Ask any managing partner, and he or she will tell you that the worker bee is absolutely critical to the success of the organization. But a careful distinction needs to be made between the junior-level work that all professionals must perform early in their career and the organization and execution of all the moving parts of an operation that another professional, more senior, must perform to make sure the project gets executed. Both tasks encompass aspects of the worker bee, but the latter is far more important.

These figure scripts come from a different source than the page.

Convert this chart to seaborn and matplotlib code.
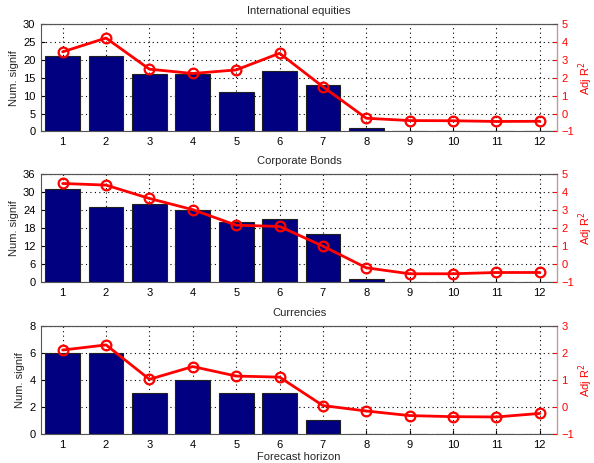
import pandas as pd
import matplotlib
matplotlib.use('Agg')
import matplotlib.pyplot as plt
import seaborn as sns

# dados
horizonte = list(range(1, 13))
titulos = ['International equities', 'Corporate Bonds', 'Currencies']

signif_equities = [21, 21, 16, 16, 11, 17, 13, 1, 0, 0, 0, 0]
signif_bonds = [31, 25, 26, 24, 20, 21, 16, 1, 0, 0, 0, 0]
signif_currencies = [6, 6, 3, 4, 3, 3, 1, 0, 0, 0, 0, 0]

r2_equities = [3.45, 4.22, 2.48, 2.24, 2.44, 3.37, 1.5, -0.26, -0.39, -0.4, -0.44, -0.43]
r2_bonds = [4.48, 4.39, 3.65, 3.03, 2.17, 2.1, 1.01, -0.19, -0.52, -0.52, -0.45, -0.45]
r2_currencies = [2.1, 2.29, 1.02, 1.49, 1.14, 1.1, 0.05, -0.15, -0.32, -0.36, -0.37, -0.24]

# limites dos eixos (esquerda, direita)
ylim_esq = [(0, 30, 5), (0, 36, 6), (0, 8, 2)]
ylim_dir = [(-1, 5), (-1, 5), (-1, 3)]

sns.set_style('ticks')
plt.rcParams['font.family'] = ['Liberation Sans', 'DejaVu Sans']
plt.rcParams['font.size'] = 8

fig = plt.figure(figsize=(5.94, 4.63), dpi=100)
posicoes = [
    [0.069, 0.716, 0.869, 0.232],
    [0.069, 0.390, 0.869, 0.234],
    [0.069, 0.0626, 0.869, 0.234],
]
series_signif = [signif_equities, signif_bonds, signif_currencies]
series_r2 = [r2_equities, r2_bonds, r2_currencies]

for i in range(3):
    df = pd.DataFrame({'h': horizonte, 'n': series_signif[i], 'r2': series_r2[i]})
    ax = fig.add_axes(posicoes[i])
    sns.barplot(data=df, x='h', y='n', native_scale=True, color='#000080',
                saturation=1, edgecolor='#202020', linewidth=0.8, width=0.8, ax=ax)
    ax.set_xlim(0.5, 12.4)
    lo, hi, passo = ylim_esq[i]
    ax.set_ylim(lo, hi)
    ax.set_yticks(range(lo, hi + 1, passo))
    ax.set_xticks(horizonte)
    ax.grid(True, linestyle=(0, (1, 3)), color='black', linewidth=0.8)
    ax.set_axisbelow(True)
    ax.tick_params(direction='in', length=3, labelsize=8, colors='black', pad=4)
    for lado in ['left', 'bottom', 'top']:
        ax.spines[lado].set_color('#555555')
    ax.set_ylabel('Num. signif', fontsize=8, labelpad=3)
    ax.set_xlabel('')
    ax.set_title(titulos[i], fontsize=8, pad=7)

    ax2 = ax.twinx()
    sns.lineplot(data=df, x='h', y='r2', ax=ax2, color='red', linewidth=2,
                 marker='o', markersize=7, markerfacecolor='none',
                 markeredgecolor='red', markeredgewidth=1.6)
    ax2.set_ylim(*ylim_dir[i])
    ax2.set_yticks(range(ylim_dir[i][0], ylim_dir[i][1] + 1))
    ax2.set_xlim(0.5, 12.4)
    ax2.tick_params(direction='in', length=3, labelsize=8, colors='red', pad=3)
    ax2.spines['right'].set_color('#ff8080')
    ax2.spines['left'].set_visible(False)
    ax2.spines['top'].set_color('#555555')
    ax2.spines['bottom'].set_visible(False)
    ax2.set_ylabel('Adj R$^2$', color='red', fontsize=8, labelpad=2)
    ax2.set_xlabel('')

ax.set_xlabel('Forecast horizon', fontsize=8, labelpad=2)

plt.savefig('out.png', dpi=100)
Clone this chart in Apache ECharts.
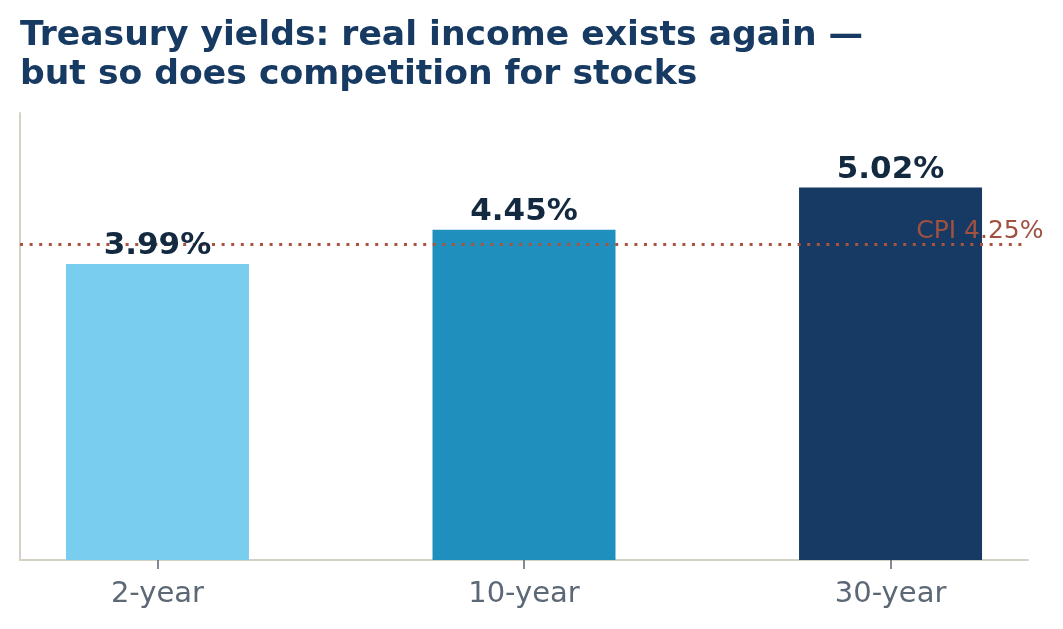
<!DOCTYPE html>
<html>
<head>
<meta charset="utf-8">
<script src="https://cdn.jsdelivr.net/npm/echarts@6/dist/echarts.min.js"></script>
<style>
  html, body { margin: 0; padding: 0; background: #fff; }
  #yieldChart { width: 1063px; height: 629px; }
</style>
</head>
<body>
<div id="yieldChart"></div>
<script>
// data
const categories = ['2-year', '10-year', '30-year'];
const yields = [3.99, 4.45, 5.02];
const barColors = ['#79CEF0', '#1F8FBD', '#163A63'];
const cpiValue = 4.25;
const cpiLabel = 'CPI 4.25%';

const font = 'DejaVu Sans';

const chart = echarts.init(document.getElementById('yieldChart'));

const option = {
  backgroundColor: '#ffffff',
  animation: false,
  title: {
    text: 'Treasury yields: real income exists again —\nbut so does competition for stocks',
    left: 20,
    top: 17,
    padding: 0,
    textStyle: {
      fontFamily: font,
      fontWeight: 'bold',
      fontSize: 34.6,
      lineHeight: 39,
      color: '#173A63'
    }
  },
  grid: { left: 20, right: 35, top: 113, bottom: 69 },
  xAxis: {
    type: 'value',
    min: -0.375,
    max: 2.375,
    splitLine: { show: false },
    axisLine: { show: true, onZero: false, lineStyle: { color: '#D6D1C5', width: 2 } },
    axisTick: {
      show: true,
      customValues: [0, 1, 2],
      length: 9,
      lineStyle: { color: '#5A6673', width: 1.5 }
    },
    axisLabel: {
      customValues: [0, 1, 2],
      formatter: v => categories[Math.round(v)],
      fontFamily: font,
      fontSize: 29,
      color: '#5C6875',
      margin: 20
    }
  },
  yAxis: {
    type: 'value',
    min: 0,
    max: yields[2] * 1.2,
    splitLine: { show: false },
    axisLabel: { show: false },
    axisTick: { show: false },
    axisLine: { show: true, onZero: false, lineStyle: { color: '#D6D1C5', width: 2 } }
  },
  series: [
    {
      type: 'bar',
      barWidth: 183,
      z: 2,
      data: yields.map((v, i) => ({ value: [i, v], itemStyle: { color: barColors[i] } })),
      markLine: {
        silent: true,
        symbol: 'none',
        z: 5,
        lineStyle: { color: '#A8543F', width: 3, type: [3, 6.6], cap: 'butt' },
        label: { show: false },
        data: [{ yAxis: cpiValue }]
      },
      markPoint: {
        silent: true,
        symbol: 'circle',
        symbolSize: 0,
        z: 6,
        label: {
          show: true,
          position: 'right',
          distance: 0,
          offset: [0, -13],
          formatter: cpiLabel,
          fontFamily: font,
          fontSize: 25,
          color: '#A0513F'
        },
        data: [{ coord: [2.07, cpiValue] }]
      }
    },
    {
      // value labels drawn over the CPI line
      type: 'scatter',
      symbolSize: 0,
      z: 10,
      silent: true,
      itemStyle: { opacity: 1 },
      data: yields.map((v, i) => [i, v]),
      label: {
        show: true,
        position: 'top',
        distance: 2,
        formatter: p => p.value[1].toFixed(2) + '%',
        fontFamily: font,
        fontWeight: 'bold',
        fontSize: 31,
        color: '#13293F'
      }
    }
  ]
};

chart.setOption(option);
window.addEventListener('resize', () => chart.resize());
</script>
</body>
</html>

All professionals, at some point in their career, must play the role of the worker bee, whether they have any aptitude for it or not. This is known, in professional services and other industries, as “paying your dues.” For accountants, there must always be the manager who is willing and able to spend months on a used-car lot, counting the number of green sedans. For the lawyer, someone has to pour through thousands or even millions of documents in the arduous process of discovery, especially in a complex case. For investment bankers, someone has to run the numbers backwards and forwards, sideways and upside down, and pass that information up the food chain that informs the structure of a deal. The war stories that every attorney, accountant, or investment banker inevitably passes on to younger colleagues will more often than not have their basis in the “dues-paying” portion of that person’s career.

But these low-level dues-paying tasks are simply part of the learning process for any young professional. Everyone performs them, and, at some point, the young professional must make a choice to either continue performing them or move into the areas of rainmaker, specialist, misfit, or others. The larger issue is identifying the worker bee who loves the role, who does not necessarily want the spotlight, and has an incredible ability to perform the role. This is the partner or managing director who has the ability to execute on projects but not necessarily the skills or desire to perform the role of rainmaker or specialist. And these persons, perhaps above all others, are critical. They are the offensive linemen of a professional services firm, blocking and tackling even if they never see the end zone with the ball in their hands.